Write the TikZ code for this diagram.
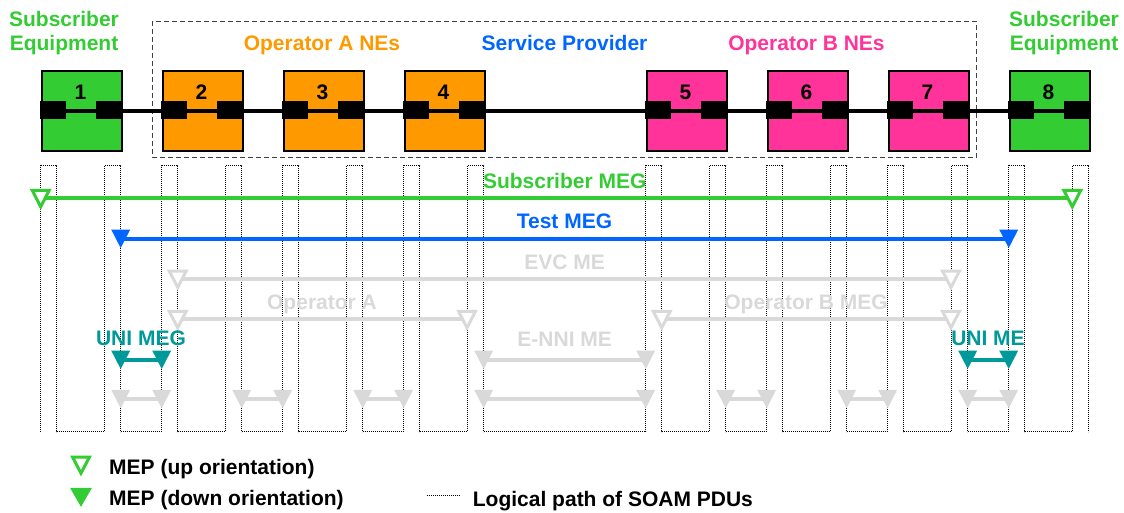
\documentclass[tikz,border=0pt]{standalone}
\usepackage{fontspec}
\setmainfont{Liberation Sans}
\definecolor{sgreen}{HTML}{33CC33}
\definecolor{sblue}{HTML}{0066FF}
\definecolor{sorange}{HTML}{FF9900}
\definecolor{spink}{HTML}{FF3399}
\definecolor{steal}{HTML}{009999}
\definecolor{sgray}{HTML}{D9D9D9}
\definecolor{dashgray}{HTML}{404040}
\begin{document}
\begin{tikzpicture}[x=1pt,y=-1pt,
  every node/.style={font=\fontsize{21}{23.5}\selectfont\bfseries, inner sep=0pt},
  nebox/.style={draw=black, line width=1.8pt, minimum width=80.5pt, minimum height=80.5pt, anchor=north west},
  port/.style={fill=black, minimum width=25.7pt, minimum height=18.5pt},
  dotline/.style={black, line width=0.9pt, dash pattern=on 0.9pt off 1.1pt},
  megline/.style={line width=4pt},
  lbl/.style={anchor=base},
  pics/upmep/.style={code={\draw[line width=3pt, draw=#1, fill=white] (-8.5,-8) -- (8.5,-8) -- (0,8.5) -- cycle;}},
  pics/downmep/.style={code={\fill[#1] (-9.5,-9.5) -- (9.5,-9.5) -- (0,9) -- cycle;}},
  pics/legup/.style={code={\draw[line width=3pt, draw=#1, fill=white] (-8.5,-8.5) -- (8.5,-8.5) -- (0,7.7) -- cycle;}},
  pics/legdown/.style={code={\fill[#1] (-11,-9.5) -- (11,-9.5) -- (0,9.5) -- cycle;}},
]
\useasboundingbox (0,0) rectangle (1124,512);

% ---- logical path of SOAM PDUs (dotted serpentine)
\foreach \x in {40,161,282,403,645,766,887,1008}{
  \draw[dotline] (\x+0.7,431.7) -- (\x+0.7,165.7) -- (\x+16.7,165.7) -- (\x+16.7,431.7)
     -- (\x+64,431.7) -- (\x+64,165.7) -- (\x+80.7,165.7) -- (\x+80.7,431.7);
}
\foreach \a/\b in {40/161,161/282,282/403,403/645,645/766,766/887,887/1008}{
  \draw[dotline] (\a+80.7,431.7) -- (\b+0.7,431.7);
}

% ---- service provider dashed frame
\draw[dashgray, line width=1pt, dash pattern=on 5pt off 3pt] (152.7,21) rectangle (976,157.7);

% ---- network elements
\node[nebox, fill=sgreen]  (b1) at (40.75,69.75) {};
\node[nebox, fill=sorange] (b2) at (161.75,69.75) {};
\node[nebox, fill=sorange] (b3) at (282.75,69.75) {};
\node[nebox, fill=sorange] (b4) at (403.75,69.75) {};
\node[nebox, fill=spink]   (b5) at (645.75,69.75) {};
\node[nebox, fill=spink]   (b6) at (766.75,69.75) {};
\node[nebox, fill=spink]   (b7) at (887.75,69.75) {};
\node[nebox, fill=sgreen]  (b8) at (1008.75,69.75) {};

\draw[line width=4.2pt] (b1.west) -- (b8.east);

\foreach \x/\n in {40/1,161/2,282/3,403/4,645/5,766/6,887/7,1008/8}{
  \node[port] (p\n l) at (\x+12.85,110) {};
  \node[port] (p\n r) at (\x+68.85,110) {};
  \node[lbl] (n\n) at (\x+40.5,99.5) {\n};
}

% ---- top labels
\node[sgreen, align=center] (seL) at (64,33) {Subscriber\\Equipment};
\node[sgreen, align=center] (seR) at (1064,33) {Subscriber\\Equipment};
\node[lbl, sorange] (opA) at (322,50.3) {Operator A NEs};
\node[lbl, sblue]   (spv) at (564.5,50.3) {Service Provider};
\node[lbl, spink]   (opB) at (806.5,50.3) {Operator B NEs};

% ---- MEG / ME lines
\coordinate (s1) at (40.7,198.3);  \coordinate (s2) at (1072.3,198.3);
\coordinate (t1) at (120.7,239);   \coordinate (t2) at (1008.7,239);
\coordinate (e1) at (177.7,279);   \coordinate (e2) at (951,279);
\coordinate (oa1) at (177.7,319.3); \coordinate (oa2) at (467,319.3);
\coordinate (ob1) at (661.7,319.3); \coordinate (ob2) at (951,319.3);
\coordinate (nn1) at (483.7,360);  \coordinate (nn2) at (645.7,360);
\coordinate (u1) at (120.7,360);   \coordinate (u2) at (161.7,360);
\coordinate (v1) at (967.7,360);   \coordinate (v2) at (1008.7,360);

\draw[megline, sgreen] (s1) -- (s2);
\draw[megline, sblue] (t1) -- (t2);
\draw[megline, sgray] (e1) -- (e2);
\draw[megline, sgray] (oa1) -- (oa2);
\draw[megline, sgray] (ob1) -- (ob2);
\draw[megline, sgray] (nn1) -- (nn2);
\draw[megline, steal] (u1) -- (u2);
\draw[megline, steal] (v1) -- (v2);

\pic at (s1) {upmep=sgreen}; \pic at (s2) {upmep=sgreen};
\pic at (t1) {downmep=sblue}; \pic at (t2) {downmep=sblue};
\pic at (e1) {upmep=sgray}; \pic at (e2) {upmep=sgray};
\pic at (oa1) {upmep=sgray}; \pic at (oa2) {upmep=sgray};
\pic at (ob1) {upmep=sgray}; \pic at (ob2) {upmep=sgray};
\pic at (nn1) {downmep=sgray}; \pic at (nn2) {downmep=sgray};
\pic at (u1) {downmep=steal}; \pic at (u2) {downmep=steal};
\pic at (v1) {downmep=steal}; \pic at (v2) {downmep=steal};

\foreach \a/\b [count=\i] in {120.7/161.7, 241.7/282.7, 362.7/403.7, 483.7/645.7, 725.7/766.7, 846.7/887.7, 967.7/1008.7}{
  \coordinate (r\i a) at (\a,399.3);
  \coordinate (r\i b) at (\b,399.3);
  \draw[megline, sgray] (r\i a) -- (r\i b);
  \pic at (r\i a) {downmep=sgray};
  \pic at (r\i b) {downmep=sgray};
}

% ---- MEG labels
\node[lbl, sgreen] (lsub) at (564.7,188) {Subscriber MEG};
\node[lbl, sblue]  (ltest) at (564.5,228.3) {Test MEG};
\node[lbl, sgray]  (levc) at (564.7,269) {EVC ME};
\node[lbl, sgray]  (lopa) at (322,309) {Operator A};
\node[lbl, sgray]  (lopb) at (806,309) {Operator B MEG};
\node[lbl, sgray]  (lenni) at (564.7,346.3) {E-NNI ME};
\node[lbl, steal]  (luni) at (141,345.7) {UNI MEG};
\node[lbl, steal]  (lunime) at (988,345.7) {UNI ME};

% ---- legend
\pic at (81,465.5) {legup=sgreen};
\pic at (81,497.3) {legdown=sgreen};
\node[lbl, anchor=base west] (lg1) at (109,474.3) {MEP (up orientation)};
\node[lbl, anchor=base west] (lg2) at (109,505) {MEP (down orientation)};
\coordinate (lp1) at (426.7,495.7); \coordinate (lp2) at (460,495.7);
\draw[dotline] (lp1) -- (lp2);
\node[lbl, anchor=base west] (lg3) at (472.7,506) {Logical path of SOAM PDUs};
\end{tikzpicture}
\end{document}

→ **TASK DIRECTIONS**: Transcribe the whole listing, character for character, but not its images.

→ **SOLUTION TO THIS TASK**:
Write the TikZ code for this diagram.
\documentclass[tikz,border=0pt]{standalone}
\usepackage{fontspec}
\setmainfont{Liberation Sans}
\definecolor{sgreen}{HTML}{33CC33}
\definecolor{sblue}{HTML}{0066FF}
\definecolor{sorange}{HTML}{FF9900}
\definecolor{spink}{HTML}{FF3399}
\definecolor{steal}{HTML}{009999}
\definecolor{sgray}{HTML}{D9D9D9}
\definecolor{dashgray}{HTML}{404040}
\begin{document}
\begin{tikzpicture}[x=1pt,y=-1pt,
  every node/.style={font=\fontsize{21}{23.5}\selectfont\bfseries, inner sep=0pt},
  nebox/.style={draw=black, line width=1.8pt, minimum width=80.5pt, minimum height=80.5pt, anchor=north west},
  port/.style={fill=black, minimum width=25.7pt, minimum height=18.5pt},
  dotline/.style={black, line width=0.9pt, dash pattern=on 0.9pt off 1.1pt},
  megline/.style={line width=4pt},
  lbl/.style={anchor=base},
  pics/upmep/.style={code={\draw[line width=3pt, draw=#1, fill=white] (-8.5,-8) -- (8.5,-8) -- (0,8.5) -- cycle;}},
  pics/downmep/.style={code={\fill[#1] (-9.5,-9.5) -- (9.5,-9.5) -- (0,9) -- cycle;}},
  pics/legup/.style={code={\draw[line width=3pt, draw=#1, fill=white] (-8.5,-8.5) -- (8.5,-8.5) -- (0,7.7) -- cycle;}},
  pics/legdown/.style={code={\fill[#1] (-11,-9.5) -- (11,-9.5) -- (0,9.5) -- cycle;}},
]
\useasboundingbox (0,0) rectangle (1124,512);

% ---- logical path of SOAM PDUs (dotted serpentine)
\foreach \x in {40,161,282,403,645,766,887,1008}{
  \draw[dotline] (\x+0.7,431.7) -- (\x+0.7,165.7) -- (\x+16.7,165.7) -- (\x+16.7,431.7)
     -- (\x+64,431.7) -- (\x+64,165.7) -- (\x+80.7,165.7) -- (\x+80.7,431.7);
}
\foreach \a/\b in {40/161,161/282,282/403,403/645,645/766,766/887,887/1008}{
  \draw[dotline] (\a+80.7,431.7) -- (\b+0.7,431.7);
}

% ---- service provider dashed frame
\draw[dashgray, line width=1pt, dash pattern=on 5pt off 3pt] (152.7,21) rectangle (976,157.7);

% ---- network elements
\node[nebox, fill=sgreen]  (b1) at (40.75,69.75) {};
\node[nebox, fill=sorange] (b2) at (161.75,69.75) {};
\node[nebox, fill=sorange] (b3) at (282.75,69.75) {};
\node[nebox, fill=sorange] (b4) at (403.75,69.75) {};
\node[nebox, fill=spink]   (b5) at (645.75,69.75) {};
\node[nebox, fill=spink]   (b6) at (766.75,69.75) {};
\node[nebox, fill=spink]   (b7) at (887.75,69.75) {};
\node[nebox, fill=sgreen]  (b8) at (1008.75,69.75) {};

\draw[line width=4.2pt] (b1.west) -- (b8.east);

\foreach \x/\n in {40/1,161/2,282/3,403/4,645/5,766/6,887/7,1008/8}{
  \node[port] (p\n l) at (\x+12.85,110) {};
  \node[port] (p\n r) at (\x+68.85,110) {};
  \node[lbl] (n\n) at (\x+40.5,99.5) {\n};
}

% ---- top labels
\node[sgreen, align=center] (seL) at (64,33) {Subscriber\\Equipment};
\node[sgreen, align=center] (seR) at (1064,33) {Subscriber\\Equipment};
\node[lbl, sorange] (opA) at (322,50.3) {Operator A NEs};
\node[lbl, sblue]   (spv) at (564.5,50.3) {Service Provider};
\node[lbl, spink]   (opB) at (806.5,50.3) {Operator B NEs};

% ---- MEG / ME lines
\coordinate (s1) at (40.7,198.3);  \coordinate (s2) at (1072.3,198.3);
\coordinate (t1) at (120.7,239);   \coordinate (t2) at (1008.7,239);
\coordinate (e1) at (177.7,279);   \coordinate (e2) at (951,279);
\coordinate (oa1) at (177.7,319.3); \coordinate (oa2) at (467,319.3);
\coordinate (ob1) at (661.7,319.3); \coordinate (ob2) at (951,319.3);
\coordinate (nn1) at (483.7,360);  \coordinate (nn2) at (645.7,360);
\coordinate (u1) at (120.7,360);   \coordinate (u2) at (161.7,360);
\coordinate (v1) at (967.7,360);   \coordinate (v2) at (1008.7,360);

\draw[megline, sgreen] (s1) -- (s2);
\draw[megline, sblue] (t1) -- (t2);
\draw[megline, sgray] (e1) -- (e2);
\draw[megline, sgray] (oa1) -- (oa2);
\draw[megline, sgray] (ob1) -- (ob2);
\draw[megline, sgray] (nn1) -- (nn2);
\draw[megline, steal] (u1) -- (u2);
\draw[megline, steal] (v1) -- (v2);

\pic at (s1) {upmep=sgreen}; \pic at (s2) {upmep=sgreen};
\pic at (t1) {downmep=sblue}; \pic at (t2) {downmep=sblue};
\pic at (e1) {upmep=sgray}; \pic at (e2) {upmep=sgray};
\pic at (oa1) {upmep=sgray}; \pic at (oa2) {upmep=sgray};
\pic at (ob1) {upmep=sgray}; \pic at (ob2) {upmep=sgray};
\pic at (nn1) {downmep=sgray}; \pic at (nn2) {downmep=sgray};
\pic at (u1) {downmep=steal}; \pic at (u2) {downmep=steal};
\pic at (v1) {downmep=steal}; \pic at (v2) {downmep=steal};

\foreach \a/\b [count=\i] in {120.7/161.7, 241.7/282.7, 362.7/403.7, 483.7/645.7, 725.7/766.7, 846.7/887.7, 967.7/1008.7}{
  \coordinate (r\i a) at (\a,399.3);
  \coordinate (r\i b) at (\b,399.3);
  \draw[megline, sgray] (r\i a) -- (r\i b);
  \pic at (r\i a) {downmep=sgray};
  \pic at (r\i b) {downmep=sgray};
}

% ---- MEG labels
\node[lbl, sgreen] (lsub) at (564.7,188) {Subscriber MEG};
\node[lbl, sblue]  (ltest) at (564.5,228.3) {Test MEG};
\node[lbl, sgray]  (levc) at (564.7,269) {EVC ME};
\node[lbl, sgray]  (lopa) at (322,309) {Operator A};
\node[lbl, sgray]  (lopb) at (806,309) {Operator B MEG};
\node[lbl, sgray]  (lenni) at (564.7,346.3) {E-NNI ME};
\node[lbl, steal]  (luni) at (141,345.7) {UNI MEG};
\node[lbl, steal]  (lunime) at (988,345.7) {UNI ME};

% ---- legend
\pic at (81,465.5) {legup=sgreen};
\pic at (81,497.3) {legdown=sgreen};
\node[lbl, anchor=base west] (lg1) at (109,474.3) {MEP (up orientation)};
\node[lbl, anchor=base west] (lg2) at (109,505) {MEP (down orientation)};
\coordinate (lp1) at (426.7,495.7); \coordinate (lp2) at (460,495.7);
\draw[dotline] (lp1) -- (lp2);
\node[lbl, anchor=base west] (lg3) at (472.7,506) {Logical path of SOAM PDUs};
\end{tikzpicture}
\end{document}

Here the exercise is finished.